Wednesday 29 December 2010

No simple answers for autism or any condition with mental symptoms that shift over time?

I have observed that there are many families where different members have diagnoses varying from bi-polar disorder to chronic fatigue syndrome, or from Aspergers to rheumatoid arthritis, and that these change between the family generations. Also many of those given one diagnosis also have another (or even two or three) diagnoses - known as comorbidities.

I have seen a few instances of the medical profession beginning to admit that their diagnoses don't always fit neatly and therefore are not always helpful ways of ensuring the patient gets the most effective treatment. But today's opinion piece in Scientific American on the Diagnostic and Statistical Manual (DSM) of Mental Disorders by Steven E. Hyman, a top neurobiologist and international advisor on mental health conditions, absolutely lays bare the contradictions revealed by the advances of molecular scientific research.

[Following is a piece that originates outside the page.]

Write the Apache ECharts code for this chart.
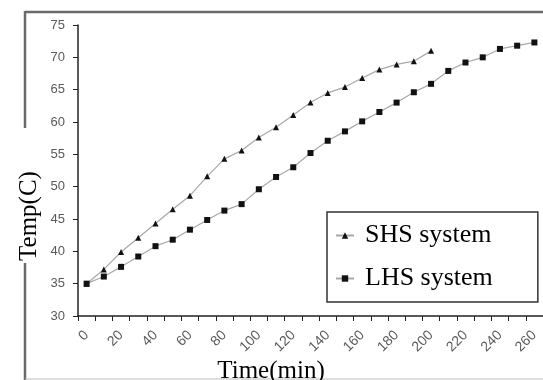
<!DOCTYPE html>
<html>
<head>
<meta charset="utf-8">
<script src="https://cdn.jsdelivr.net/npm/echarts@6/dist/echarts.min.js"></script>
<style>
  html, body { margin: 0; padding: 0; background: #fff; }
  #chart { width: 543px; height: 380px; }
</style>
</head>
<body>
<div id="chart"></div>
<script>
// time categories (min), every 10 min
const times = ['0', '10', '20', '30', '40', '50', '60', '70', '80', '90', '100', '110', '120', '130',
  '140', '150', '160', '170', '180', '190', '200', '210', '220', '230', '240', '250', '260'];
// temperatures (C)
const shsTemp = [35, 37.2, 39.9, 42.1, 44.3, 46.5, 48.6, 51.6, 54.3, 55.6, 57.6, 59.2, 61.1, 63.0,
  64.5, 65.4, 66.8, 68.1, 68.9, 69.4, 71.0];
const lhsTemp = [35, 36.1, 37.6, 39.2, 40.8, 41.8, 43.35, 44.85, 46.3, 47.3, 49.6, 51.5, 53.0, 55.2,
  57.1, 58.55, 60.1, 61.55, 63.0, 64.6, 65.9, 67.9, 69.2, 70.0, 71.3, 71.8, 72.3];
const seriesNames = ['SHS system', 'LHS system'];

const serif = '"Liberation Serif", "DejaVu Serif", serif';
const sans = '"Liberation Sans", Arial, sans-serif';

const chart = echarts.init(document.getElementById('chart'));
const frame = { stroke: '#6a6a6a', lineWidth: 2.5 };

chart.setOption({
  animation: false,
  backgroundColor: '#fff',
  grid: { left: 78, top: 25, width: 467, bottom: 64 },
  legend: {
    orient: 'vertical',
    left: 327,
    top: 212,
    padding: [8, 45, 8, 8],
    itemGap: 12,
    itemWidth: 18,
    itemHeight: 8,
    borderColor: '#333',
    borderWidth: 1.5,
    data: seriesNames,
    textStyle: { fontFamily: serif, fontSize: 26, color: '#000', lineHeight: 31, padding: [0, 0, 0, 6] }
  },
  xAxis: {
    type: 'category',
    data: times,
    boundaryGap: true,
    axisLine: { lineStyle: { color: '#222', width: 1.5 } },
    axisTick: { show: true, interval: 0, length: 5, lineStyle: { color: '#222' } },
    axisLabel: { interval: 1, rotate: 45, margin: 17, fontFamily: sans, fontSize: 14, color: '#5a5a5a' },
    splitLine: { show: false }
  },
  yAxis: {
    type: 'value',
    min: 30,
    max: 75,
    interval: 5,
    axisLine: { show: true, lineStyle: { color: '#222', width: 1.5 } },
    axisTick: { show: true, length: 5, lineStyle: { color: '#222' } },
    axisLabel: { margin: 13, fontFamily: sans, fontSize: 13, color: '#5a5a5a' },
    splitLine: { show: false }
  },
  series: [
    {
      name: seriesNames[0],
      type: 'line',
      data: shsTemp,
      symbol: 'triangle',
      symbolSize: 6,
      showAllSymbol: true,
      itemStyle: { color: '#111' },
      lineStyle: { color: '#a8a8a8', width: 1.2 }
    },
    {
      name: seriesNames[1],
      type: 'line',
      data: lhsTemp,
      symbol: 'rect',
      symbolSize: 6,
      showAllSymbol: true,
      itemStyle: { color: '#111' },
      lineStyle: { color: '#a8a8a8', width: 1.2 }
    }
  ],
  graphic: [
    { type: 'line', shape: { x1: 25, y1: 12, x2: 543, y2: 12 }, style: frame },
    { type: 'line', shape: { x1: 25, y1: 11, x2: 25, y2: 128 }, style: frame },
    { type: 'line', shape: { x1: 25, y1: 263, x2: 25, y2: 380 }, style: frame },
    { type: 'line', shape: { x1: 25, y1: 379, x2: 543, y2: 379 }, style: { stroke: '#bbb', lineWidth: 1 } },
    {
      type: 'text', x: 29, y: 216, rotation: Math.PI / 2,
      style: { text: 'Temp(C)', font: '25px ' + serif, fill: '#000', align: 'center', verticalAlign: 'middle' }
    },
    {
      type: 'text', x: 271, y: 371,
      style: { text: 'Time(min)', font: '25px ' + serif, fill: '#000', align: 'center', verticalAlign: 'middle' }
    }
  ]
});
</script>
</body>
</html>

"What the DSM treats as discrete disorders, categorically separate from health and from each other, are not, in fact, discrete.... I would hypothesize that what is shared within disorder families, such as the autism spectrum or the obsessive-compulsive disorder spectrum, are abnormalities in neural circuits that underlie different aspects of brain function, from cognition to emotion to behavioral control, and that these circuit abnormalities do not respect the narrow symptoms checklists."

HOORAH! The beginnings of recognition of complexity in genetic effects and the stupidity of simplistic medical naming. Roll on the medical paradigm shift!